Oil prices edged down on Friday and posted a third straight week of losses as investors weighed OPEC+ reassurances against the latest U.S. jobs data that lowered expectations of the Federal Reserve cutting interest rates soon.
Brent crude futures settled 25 cents lower at $79.62 per barrel, while U.S. West Texas Intermediate (WTI) crude fell 2 cents to $75.53. The U.S. jobs growth in May exceeded expectations, keeping the Fed on track to hold off on cutting interest rates until September at the earliest.
The stronger-than-expected jobs report and the European Central Bank’s decision to proceed with its first interest rate cut since 2019 despite an uncertain inflation outlook dampened enthusiasm in the oil market. High borrowing costs can slow economic activity and reduce oil demand.
“The jobs report indicated higher rates for longer,” said Andrew Lipow, president of Lipow Oil Associates. “That tends to dampen enthusiasm on the oil market.”
The dollar rallied 0.8% to a more than one-week high shortly after the jobs report release, also weighing on oil prices.
However, oil prices have been supported by OPEC+ members Saudi Arabia and Russia, who indicated readiness to pause or reverse oil output increases. Still, crude fell for a third straight week on demand concerns, with Brent down 2.5% and WTI off 1.9%.

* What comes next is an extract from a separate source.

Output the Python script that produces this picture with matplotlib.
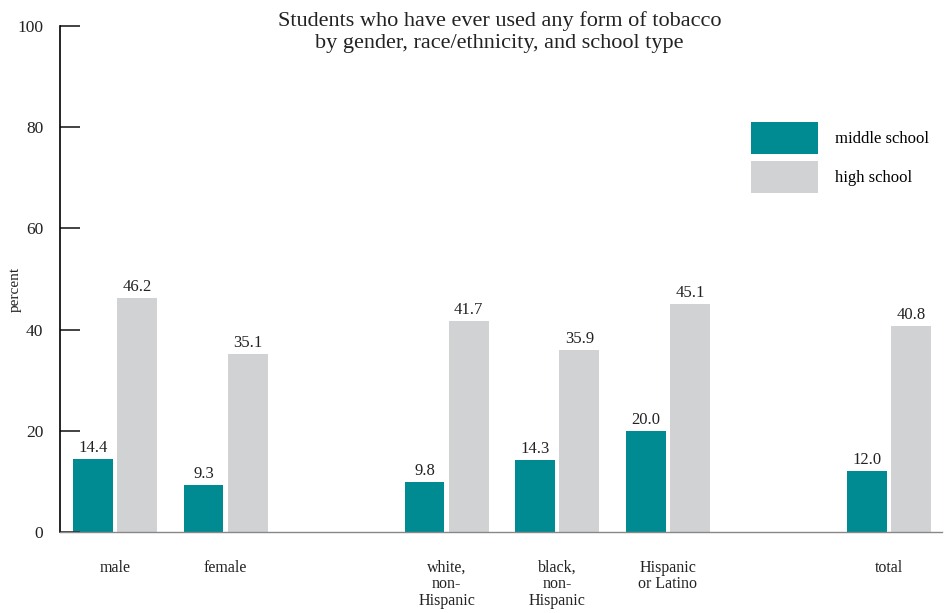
import numpy as np
import matplotlib.pyplot as plt

plt.rcParams['font.family'] = ['Liberation Serif', 'DejaVu Serif']

categories = ['male', 'female', 'white,\nnon-\nHispanic', 'black,\nnon-\nHispanic',
              'Hispanic\nor Latino', 'total']
slots = [0, 1, 3, 4, 5, 7]
middle = [14.4, 9.3, 9.8, 14.3, 20.0, 12.0]
high = [46.2, 35.1, 41.7, 35.9, 45.1, 40.8]

teal = '#008B93'
grey = '#D1D2D4'

fig = plt.figure(figsize=(9.48, 6.13), dpi=100)
ax = fig.add_axes([60/948, 81/613, 882/948, 506/613])

x = np.array(slots, dtype=float)
w = 0.36
off = 0.2
ax.bar(x - off, middle, w, color=teal, label='middle school')
ax.bar(x + off, high, w, color=grey, label='high school')

for xs, vals in ((x - off, middle), (x + off, high)):
    for xi, v in zip(xs, vals):
        ax.text(xi, v + 0.6, f'{v:.1f}', ha='center', va='bottom', fontsize=12, color='#222222')

ax.set_xlim(-0.497, 7.48)
ax.set_ylim(0, 100)
ax.set_yticks([0, 20, 40, 60, 80, 100])
ax.tick_params(axis='y', direction='in', length=14.5, width=1.2, pad=12, labelsize=12.5, colors='#222222')
ax.set_xticks(x)
ax.set_xticklabels(categories, fontsize=11.5, va='top', linespacing=1.05, color='#222222')
ax.tick_params(axis='x', length=0, pad=20)

for s in ('top', 'right'):
    ax.spines[s].set_visible(False)
ax.spines['left'].set_linewidth(1.2)
ax.spines['bottom'].set_color('#888888')
ax.spines['bottom'].set_linewidth(1.0)

ax.set_ylabel('percent', fontsize=11, color='#222222')
ax.yaxis.set_label_coords(-0.043, 0.48)

ax.legend(loc='upper left', bbox_to_anchor=(0.767, 0.839), frameon=False, fontsize=12,
          handlelength=4.0, handleheight=2.5, labelspacing=0.47, handletextpad=1.0)

fig.text(0.527, 0.982, 'Students who have ever used any form of tobacco\nby gender, race/ethnicity, and school type',
         ha='center', va='top', fontsize=16, linespacing=1.25, color='#222222')

fig.savefig('out.png', dpi=100)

The lower oil prices also came after analysts saw Sunday’s OPEC+ meeting as a signal of rising supply, which is bearish for prices. Meanwhile, in China, data showed that exports grew for a second month in May, but crude oil imports fell, signaling demand concerns in the world’s largest crude oil buyer.
The U.S. active oil rig count, an early indicator of future output, fell by four this week to 492, the lowest since January 2022, according to energy services firm Baker Hughes.